---- DATA SECTION

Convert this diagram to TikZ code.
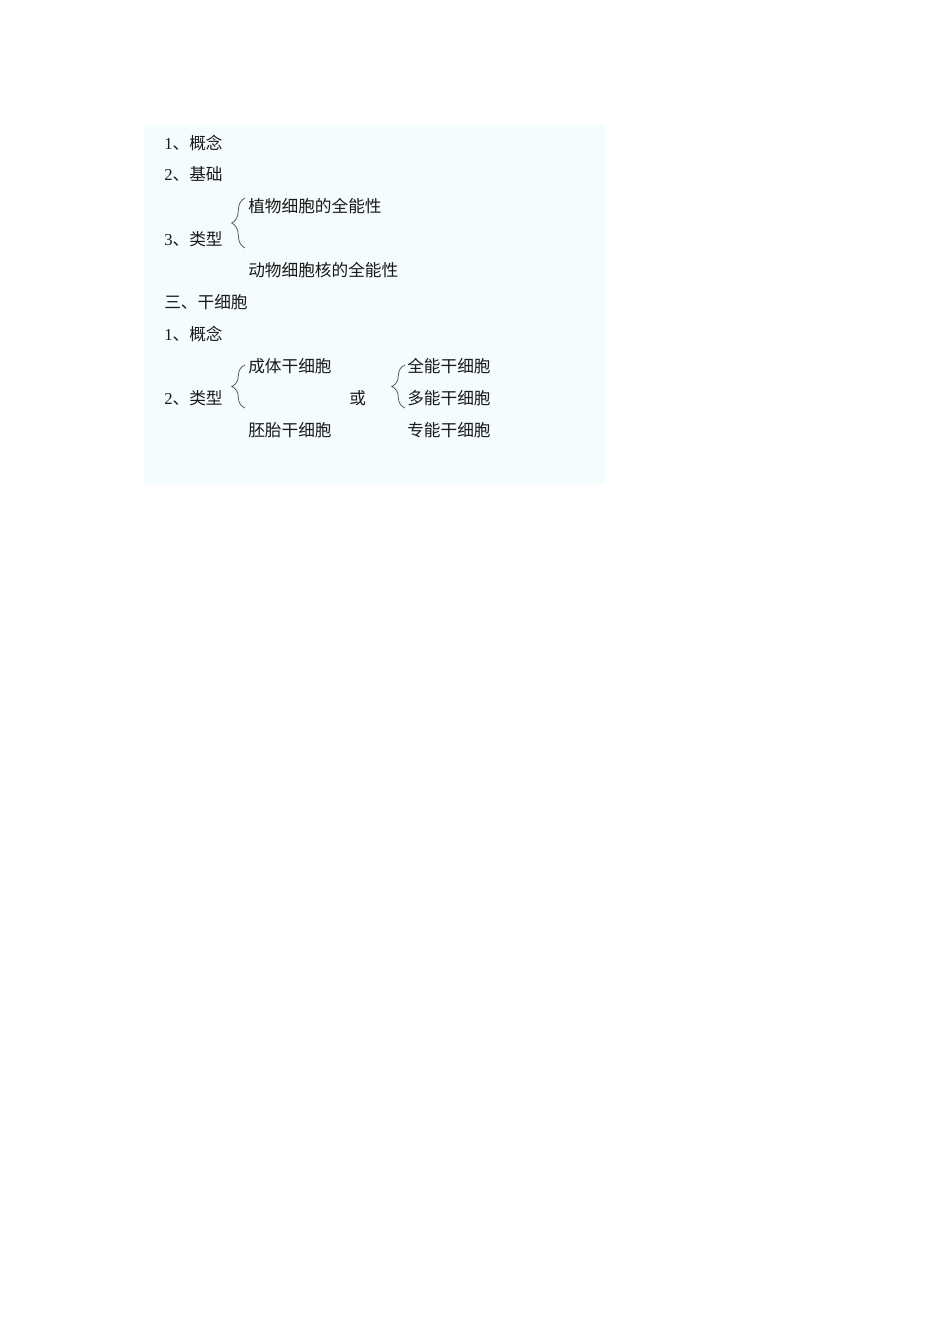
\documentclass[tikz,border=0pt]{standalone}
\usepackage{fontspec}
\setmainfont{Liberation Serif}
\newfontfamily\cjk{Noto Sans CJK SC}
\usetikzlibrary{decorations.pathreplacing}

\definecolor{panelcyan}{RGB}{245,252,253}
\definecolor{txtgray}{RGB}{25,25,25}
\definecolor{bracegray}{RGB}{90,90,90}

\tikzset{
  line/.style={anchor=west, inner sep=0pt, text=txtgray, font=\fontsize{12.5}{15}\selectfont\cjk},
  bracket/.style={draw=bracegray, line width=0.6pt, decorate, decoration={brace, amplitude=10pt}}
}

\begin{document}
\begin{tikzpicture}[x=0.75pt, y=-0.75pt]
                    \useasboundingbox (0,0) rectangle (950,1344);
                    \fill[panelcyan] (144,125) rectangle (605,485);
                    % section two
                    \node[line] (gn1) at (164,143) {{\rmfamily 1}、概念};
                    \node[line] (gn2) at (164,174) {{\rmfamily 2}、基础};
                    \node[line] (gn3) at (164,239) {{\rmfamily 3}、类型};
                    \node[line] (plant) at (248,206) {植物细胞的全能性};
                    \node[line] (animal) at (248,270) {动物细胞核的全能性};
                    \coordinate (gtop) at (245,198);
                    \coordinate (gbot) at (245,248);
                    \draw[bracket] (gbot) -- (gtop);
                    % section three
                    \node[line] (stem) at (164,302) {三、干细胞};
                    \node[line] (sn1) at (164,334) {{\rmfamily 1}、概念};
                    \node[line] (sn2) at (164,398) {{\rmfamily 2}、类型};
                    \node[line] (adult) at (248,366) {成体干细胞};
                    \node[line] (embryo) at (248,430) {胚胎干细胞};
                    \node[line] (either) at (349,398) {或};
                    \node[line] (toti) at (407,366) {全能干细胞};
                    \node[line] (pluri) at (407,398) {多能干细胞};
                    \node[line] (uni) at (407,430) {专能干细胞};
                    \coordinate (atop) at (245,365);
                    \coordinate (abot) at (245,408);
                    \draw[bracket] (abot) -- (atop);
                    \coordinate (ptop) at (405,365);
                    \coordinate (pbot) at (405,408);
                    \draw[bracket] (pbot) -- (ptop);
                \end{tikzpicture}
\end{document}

--------

TASK STATEMENT: Go through the listing above and write it out again exactly, dropping the pictures.

RESULT OF THE TASK:
Convert this diagram to TikZ code.
\documentclass[tikz,border=0pt]{standalone}
\usepackage{fontspec}
\setmainfont{Liberation Serif}
\newfontfamily\cjk{Noto Sans CJK SC}
\usetikzlibrary{decorations.pathreplacing}

\definecolor{panelcyan}{RGB}{245,252,253}
\definecolor{txtgray}{RGB}{25,25,25}
\definecolor{bracegray}{RGB}{90,90,90}

\tikzset{
  line/.style={anchor=west, inner sep=0pt, text=txtgray, font=\fontsize{12.5}{15}\selectfont\cjk},
  bracket/.style={draw=bracegray, line width=0.6pt, decorate, decoration={brace, amplitude=10pt}}
}

\begin{document}
\begin{tikzpicture}[x=0.75pt, y=-0.75pt]
                    \useasboundingbox (0,0) rectangle (950,1344);
                    \fill[panelcyan] (144,125) rectangle (605,485);
                    % section two
                    \node[line] (gn1) at (164,143) {{\rmfamily 1}、概念};
                    \node[line] (gn2) at (164,174) {{\rmfamily 2}、基础};
                    \node[line] (gn3) at (164,239) {{\rmfamily 3}、类型};
                    \node[line] (plant) at (248,206) {植物细胞的全能性};
                    \node[line] (animal) at (248,270) {动物细胞核的全能性};
                    \coordinate (gtop) at (245,198);
                    \coordinate (gbot) at (245,248);
                    \draw[bracket] (gbot) -- (gtop);
                    % section three
                    \node[line] (stem) at (164,302) {三、干细胞};
                    \node[line] (sn1) at (164,334) {{\rmfamily 1}、概念};
                    \node[line] (sn2) at (164,398) {{\rmfamily 2}、类型};
                    \node[line] (adult) at (248,366) {成体干细胞};
                    \node[line] (embryo) at (248,430) {胚胎干细胞};
                    \node[line] (either) at (349,398) {或};
                    \node[line] (toti) at (407,366) {全能干细胞};
                    \node[line] (pluri) at (407,398) {多能干细胞};
                    \node[line] (uni) at (407,430) {专能干细胞};
                    \coordinate (atop) at (245,365);
                    \coordinate (abot) at (245,408);
                    \draw[bracket] (abot) -- (atop);
                    \coordinate (ptop) at (405,365);
                    \coordinate (pbot) at (405,408);
                    \draw[bracket] (pbot) -- (ptop);
                \end{tikzpicture}
\end{document}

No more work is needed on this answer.